Syriac has got to be one of the dottiest scripts in Unicode. The fact that there's a 232-page book devoted to Syriac diacritics says a lot:

[source]

The dot is used for everything in Syriac from tense to gender, number, and pronunciation, and unsurprisingly represents one of the biggest obstacles to learning the language.

Section 9.3 of the Core Specification 14.0.0 gives an introduction to some of these complexities. Within the sub-section concerning exceptions to the diabolical diacritical rules, is this:

The feminine dot is usually placed to the left of a final taw.

This refers to codepoint U+0740 "SYRIAC FEMININE DOT". According to Richard Ishida, this non-spacing mark:

[...] is a feminine marker used with "ܬ" [U+072C SYRIAC LETTER TAW] to indicate a feminine suffix. East Syriac fonts should render as two dots below the base letter, whereas West Syriac fonts render as a single dot to the left of the base.

So far as I can tell, this is the only diacritic currently in Unicode that distinguishes (or elucidates) the underlying word's gender.

Below are variations of "ܩܛܠܬ" (= kill) distinguished solely by diacritics ("ܩ̇ܛܠܬ", "ܩܛ̣ܠܬ" and "ܩܛܠܬ݀") rendered with "Noto Sans Syriac":

Notice U+0740 "SYRIAC FEMININE DOT" at the end (left) of the last line.

[Thanks to Richard Ishida and, indirectly, J F Coakley at Jericho Press]

Thursday, 20 January 2022

Unicode Trivia U+0640

Codepoint: U+0640 "ARABIC TATWEEL"
Block: U+0600..06FF "Arabic"

The FIFA World Cup Qatar 2022 logo applies kashida to the Latin script word for "Qatar":

[source]

This is the elongation of the connection between the "t" and "a". In Unicode, U+0640 "ARABIC TATWEEL" (alias "kashida") can be used to represent this elongation. Tatweels are usually only used in Arabic (or similar) scripts, so it's a nice cross-cultural reference in this context.

Here's an extreme example in the form of an Arabic script basmala:

[source]

Tatweels could be considered typographical formatting, but, because a tatweel character was part of ISO/IEC 8859-6 at position 0xE0, it was "inherited" by Unicode as a separate graphical codepoint.

Arabic tatweels are similar to Latin hyphens when used for text justification, but the rules are obviously very different. An excellent history of the topic is given by Titus Nemeth.
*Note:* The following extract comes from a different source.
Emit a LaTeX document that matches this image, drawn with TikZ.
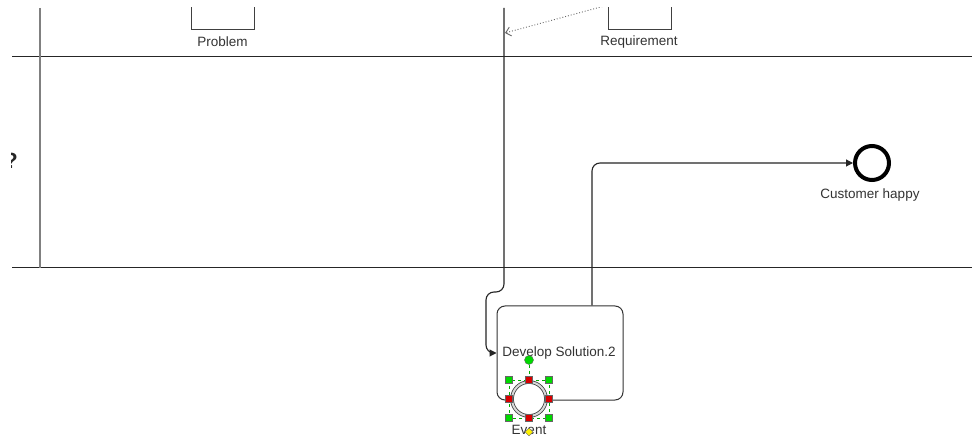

[At this point, my complete lack of understanding of Arabic will shine through. Apologies.]

Like its Unicode block-neighbour Hebrew, Arabic script is a right-to-left abjad. The name "Qatar" in Arabic is made up of three Arabic consonants:

  • U+0642 "ARABIC LETTER QAF"
  • U+0637 "ARABIC LETTER TAH"
  • U+0631 "ARABIC LETTER REH"

قطر

If, as part of text justification or for aesthetic effect, we want to widen the word, we could insert a tatweel between the tah and reh:

قطـر

In fact, we can add more tatweels in sequence:

قطـــــر

This is, of course, an artificial example; words of only three consonants are rarely stretched.

Straight line tatweels are not the only mechanism that can be used to justify Arabic text. Others include:

  1. Whitespace
  2. Letterform lengthening/shortening
  3. Ligature variation



Wednesday, 19 January 2022

Unicode Trivia U+05D0

Codepoint: U+05D0 "HEBREW LETTER ALEF"
Block: U+0590..05FF "Hebrew"

Hebrew is usually written in an abjad script, right-to-left. Abjads are also known as consonant alphabets because they lack "letters" for vowel sounds. Diacritics indicating vowels are used for poetry, religious texts and teaching Hebrew.

When we type the 22 consonants, "alef" (U+0590) to "taw" (U+05EA), a text renderer should render them right-to-left:

But how does it know that?

Within the UCD fields for U+05D0, we see:

bc = R

This means that the "bidirectionality class" for U+05D0 is "any strong right-to-left (non-Arabic-type) character" (UAX #44). This, together with the fiendishly complex bidirectional algorithm (UAX #9), allows text renderers to render arbitrary sequences of mixed-script codepoints correctly.

The U+05D0 "HEBREW LETTER ALEF" codepoint is marked as Hebrew script:

sc = Hebr

but the Unicode bidirectional algorithm does not rely on script-level properties. That is, Unicode says that "alef" is usually rendered "right-to-left", not that "alef" is part of the "Hebrew" script and the "Hebrew" script is usually rendered "right-to-left".

There is no concept of lowercase and uppercase letters in Hebrew; the script is unicameral.

Finally, and appropriately, four Hebrew letters have "final forms" when they appear at the end of words:


This is similar to Greek sigma, but without the special-case handling necessary to overcome the lack of an uppercase final sigma.